← All Stories

Running from the Bear

runningpadelbear

Marc discovered his wife was leaving him through her Instagram stories. There she was on a padel court in Mallorca, grinning in a white minidress, arm draped around some man with better abs and fewer responsibilities. She'd tagged him #newbeginnings.

For three weeks, he'd been running. Not the metaphorical kind—the literal kind, pounding pavement at 5 AM while the city slept, his lungs burning, knees aching. Thirty-nine years old and suddenly nothing to come home to except a half-empty closet and a jar of premium olives she'd forgotten.

The gym was his sanctuary, and padel became his obsession. He booked courts at odd hours, playing with strangers who didn't know his marriage had imploded. There was something satisfying about the glass walls—the way they contained the chaos, reflected his distorted self back at him. The thwack of the ball, the squeak of rubber, the forced smiles with partners who'd ask "You okay, man?" and he'd say "Fine," until fine became a weight he had to bear alone.

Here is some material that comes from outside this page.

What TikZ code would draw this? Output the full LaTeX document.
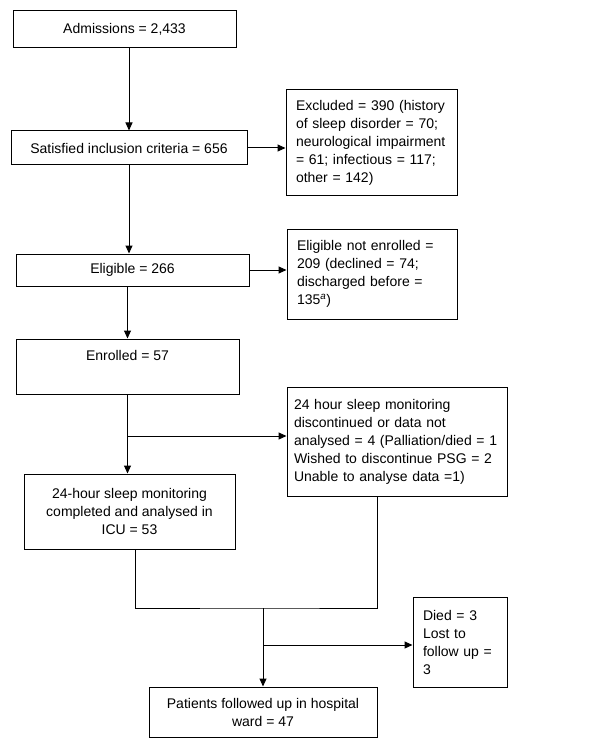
\documentclass[tikz,border=0pt]{standalone}
\usepackage{fontspec}
\setmainfont{Liberation Sans}
\usetikzlibrary{arrows.meta}

\tikzset{
  box/.style={draw, line width=1pt, rectangle, inner sep=0pt, font=\fontsize{14}{18}\selectfont},
  lbox/.style={box, align=left, inner xsep=10pt},
  cbox/.style={box, align=center},
  arr/.style={line width=1pt, -{Triangle[length=8pt,width=7pt]}},
  ln/.style={line width=1pt}
}

\begin{document}
\begin{tikzpicture}[x=1pt,y=-1pt]
      \useasboundingbox (0,0) rectangle (600,751);

      % Main column
      \node[cbox, minimum width=223pt, minimum height=37pt] (adm) at (124.5,29.5) {Admissions = 2,433};
      \node[cbox, minimum width=236pt, minimum height=34pt] (sat) at (129,148) {Satisfied inclusion criteria = 656};
      \node[cbox, minimum width=233pt, minimum height=32pt] (elig) at (132.5,270) {Eligible = 266};
      \node[cbox, minimum width=223pt, minimum height=55pt] (enr) at (127.5,366.5) {\parbox[c][55pt][t]{200pt}{\vspace{11pt}\centering Enrolled = 57}};
      \node[cbox, minimum width=211pt, minimum height=75pt] (comp) at (129.5,511.5) {24-hour sleep monitoring\\completed and analysed in\\ICU = 53};
      \node[cbox, minimum width=228pt, minimum height=50pt] (pat) at (263,712) {Patients followed up in hospital\\ward = 47};

      % Side boxes
      \node[lbox, text width=151pt, minimum height=106pt] (excl) at (371.5,143) {Excluded = 390 (history\\of sleep disorder = 70;\\neurological impairment\\= 61; infectious = 117;\\other = 142)};
      \node[lbox, text width=150pt, minimum height=90pt] (ene) at (372,274) {Eligible not enrolled =\\209 (declined = 74;\\discharged before =\\135\textsuperscript{\textit{a}})};
      \node[lbox, inner xsep=7pt, text width=206pt, minimum height=109pt] (disc) at (397,442) {24 hour sleep monitoring\\discontinued or data not\\analysed = 4 (Palliation/died = 1\\Wished to discontinue PSG = 2\\Unable to analyse data =1)};
      \node[lbox, text width=74pt, minimum height=90pt] (died) at (460,642) {Died = 3\\Lost to\\follow up =\\3};

      % Arrows
      \draw[arr] (adm.south -| sat.north) -- (sat.north);
      \draw[arr] (sat.east) -- (sat.east -| excl.west);
      \draw[arr] (sat.south) -- (sat.south |- elig.north);
      \draw[arr] (elig.east) -- (elig.east -| ene.west);
      \draw[arr] (elig.south -| enr.north) -- (enr.north);
      \draw[arr] (enr.south) -- (enr.south |- comp.north);
      \coordinate (br1) at (enr.south |- 0,436);
      \draw[arr] (br1) -- (br1 -| disc.west);

      % Merge to ward
      \coordinate (mrg) at (pat.north |- 0,608);
      \draw[ln] ([xshift=5.5pt]comp.south) |- (mrg) -| ([xshift=-20pt]disc.south);
      \draw[arr] (mrg) -- (pat.north);
      \coordinate (br2) at (pat.north |- 0,645);
      \draw[arr] (br2) -- (br2 -| died.west);
  \end{tikzpicture}
\end{document}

His sister called it "mid-life crisis behavior." His therapist suggested "healthy coping mechanisms." But the truth lived somewhere between the punch of the ball and the burn in his calves, between the nights he drank whiskey staring at wedding photos and the mornings he woke without hangovers, without her.

The bear showed up on a Tuesday, dawn just breaking, Marc's third mile in, sweat stinging his eyes. A black bear, ambling across the trail like it owned the place. Marc stopped running. Stood still, heart hammering, somehow more terrified than he'd been when Elena packed her bags.

The bear regarded him with mild interest, then continued on its way, ignoring him completely.

Later, padel racket in hand, watching some investment banker launch a serve into the net, Marc understood. You can run all you want, but eventually you have to stop. Eventually you have to bear witness to your own life, pick up the racket, and play the damn point.

He texted Elena: Hope Mallorca is beautiful. No response. But that was okay. Some games, you learn, aren't about winning.